In the center of al-Asaaba, the tricolor flag of Free Libya is now painted on some of the storefronts, but it's unclear who put it there. The fighters from Gharyan who man the checkpoints on the town's approach are suspicious of anyone arriving from within al-Asaaba and perhaps for good reason. "We were the only mountain town that was with Gaddafi," says Hussein Masbah, one of Ramadan's neighbors.
Although most Libyans opposed Gaddafi, the former rebels say, there are still those who benefited from his 42-year rule. Those who hated him from the political Islamists of Benghazi in Libya's east to the indigenous Amazigh fighters of the Nafusa Mountains in Libya's west said they did so because of his cruel repression, his cronyism and his neglect of most communities. Those who loved him did so not because he represented a certain politics but because he favored them with jobs or development, the rebels say. The readjustment of fortunes may be hard to digest.

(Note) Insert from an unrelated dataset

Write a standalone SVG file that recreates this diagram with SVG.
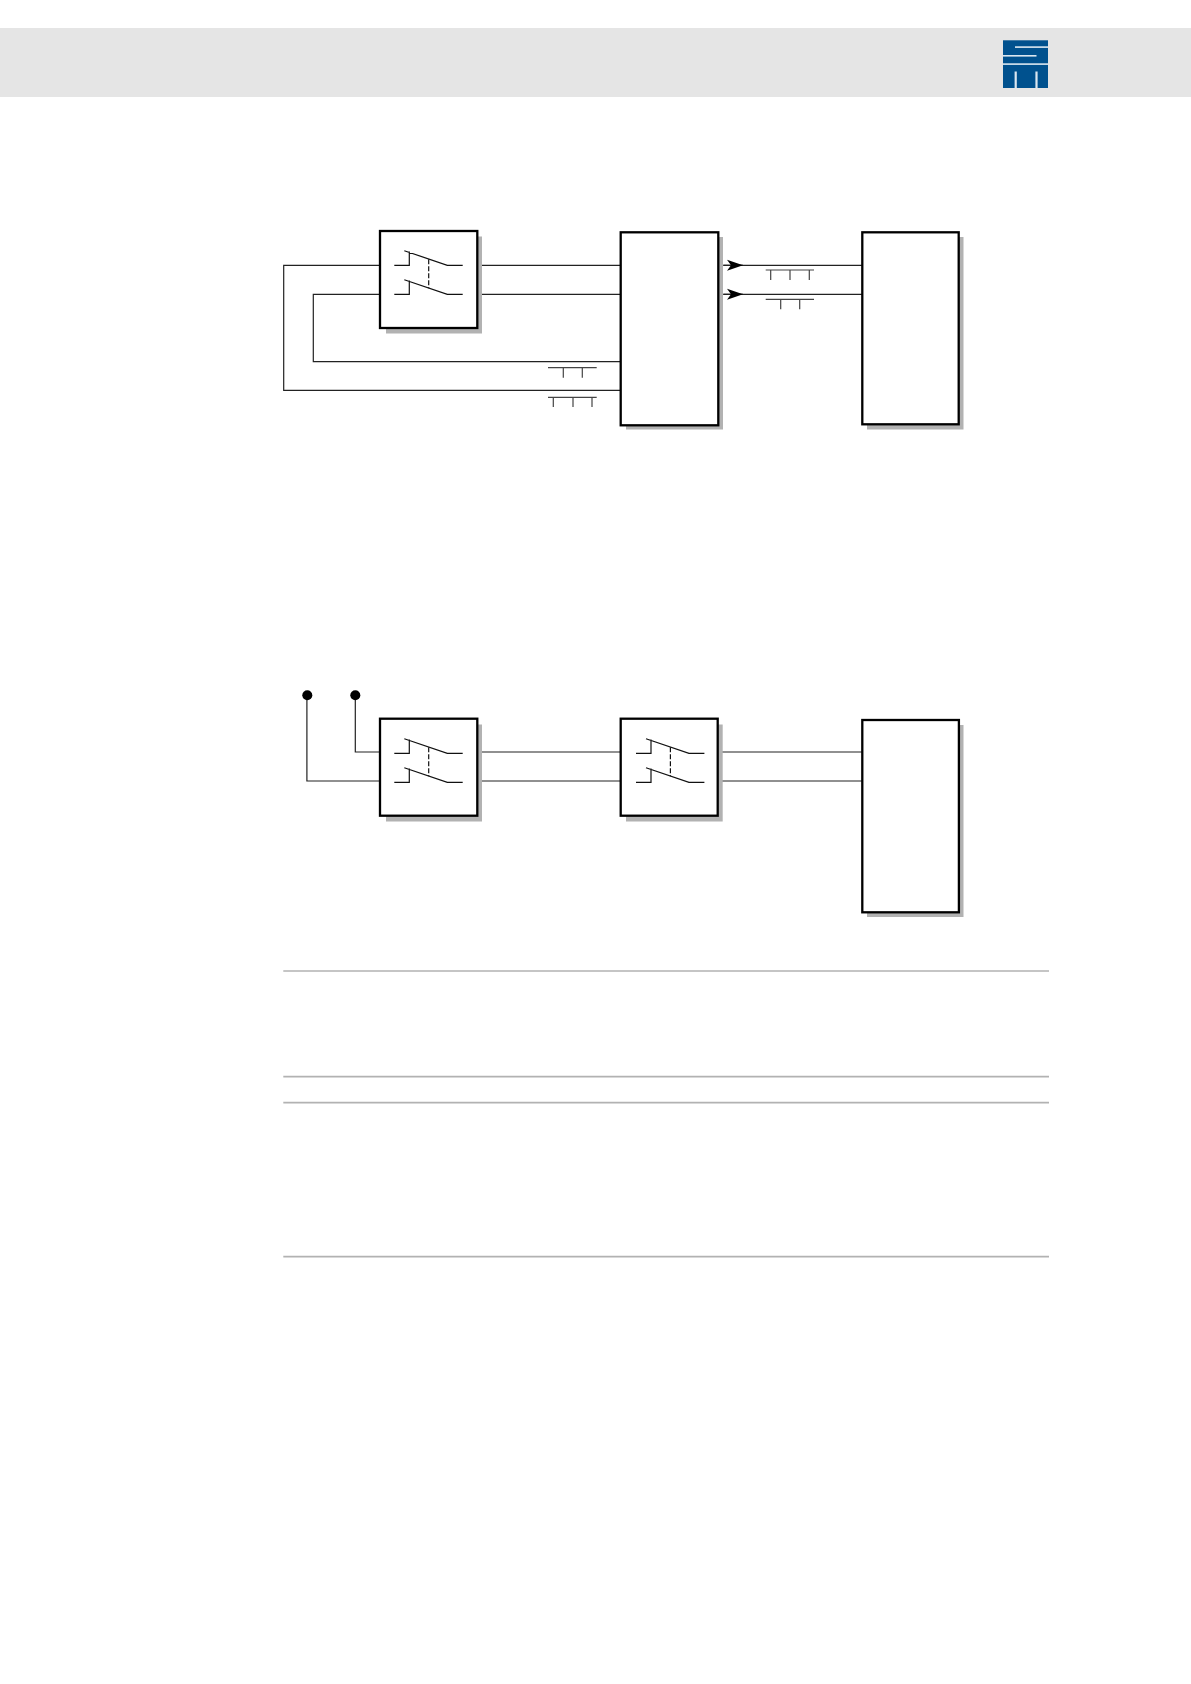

In al-Asaaba, residents speak of their nostalgia for Ramadan and his favors. "This house is not like what you'd imagine," says Hussein Masbah, unlocking the green gate to the former Gaddafi aide's compound. "It's a simple house. He took a bank loan to build this house," he says. Ramadan would spend summers there, doting on the locals, he adds. "We loved him like our father. He always gave money to help poor people." When Gharyani fighters raided the compound a few weeks ago, they caused severe damage, Masbah says, shooting up the walls and arresting several who were guarding the compound, including Masbah's brother, whom he hasn't heard from since.